There are a couple ways to do this, both require the use of dependencies. A dependency is expressed for an operation using the requires
attribute.
Here’s a simple case that defines a dependency on a single file:
train:
requires:
- file: data.csv
You can change the path to this file when running the operation this way:
guild run train file=alt-data.csv
You can name the dependency this way:
train:
requires:
- name: data
file: data.csv
This lets you set the path the data
name (flag-like assignment):
guild run train data=alt-data.csv
You can also specify dependencies on operations. For example, you might prepare a data set by augmenting it, transforming, saving in an optimized format, etc.
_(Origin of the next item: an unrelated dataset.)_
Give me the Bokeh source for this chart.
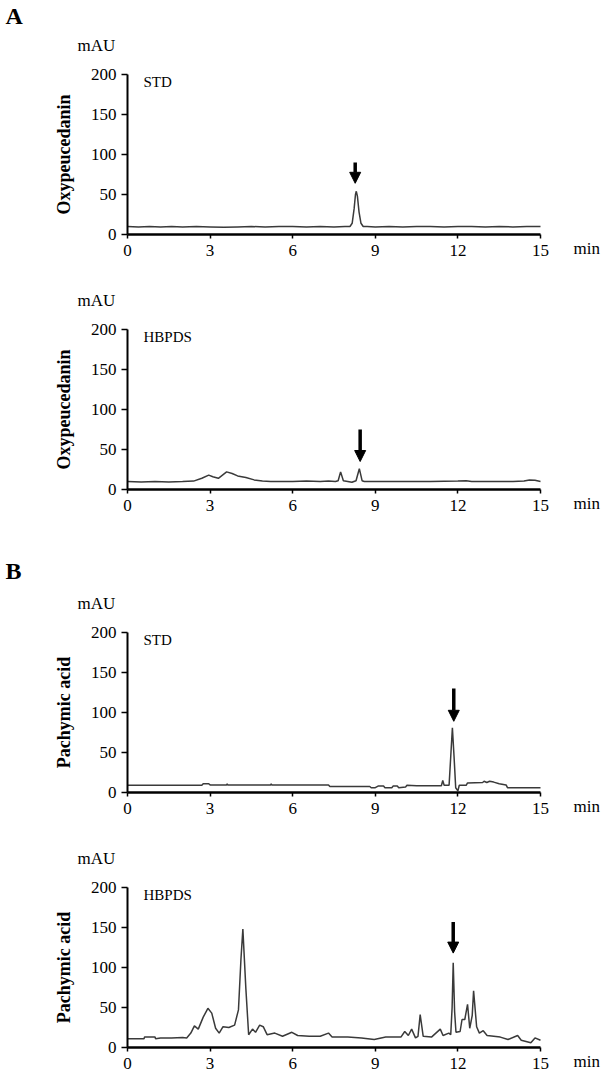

Your Guild file might then look like this:
train:
requires:
- operation: prepare-data
prepare-data:
requires:
- file: data.csv
When you run train
, Guild looks for a previous run of prepare-data
to satisfy the dependency. If it can’t find one, it quits with an error message.
By default, Guild picks the latest non-error (completed or terminated) run matching the specified operation name. You can override this by specifying the full ID for the run you want to use.
guild run train prepare-data=<some run ID>
You can use regular expression patterns for your operation names to specify multiple operation dependencies. For example:
prepare-data-1:
requires:
- file: data-1.csv
prepare-data2:
requires:
- file: data-2.csv
train:
requires:
- operation: prepare-data-.*
name: data
This is how use different data sets with different training runs.
As for different models, Guild supports “model” definitions in the full Guild file format. E.g.
- model: tree
operations:
train: tree.train
test: tree.test
- model: mlp
operations:
train: mlp.train
test: mlp.rest
You can define dependencies the same way for these operations.
But a “model” in this case is just a namespace for operations — Guild doesn’t know anything about models. You could just as easily defined four operations: tree-train
, tree-test
, mlp-train
, mlp-test
.
Guild is really just a task runner in this respect. It doesn’t know or care anything about what you’re running. It just knows what to run and how. And it records what was run and its results. And it provides various tools to examine and work with these results. That’s all Guild does.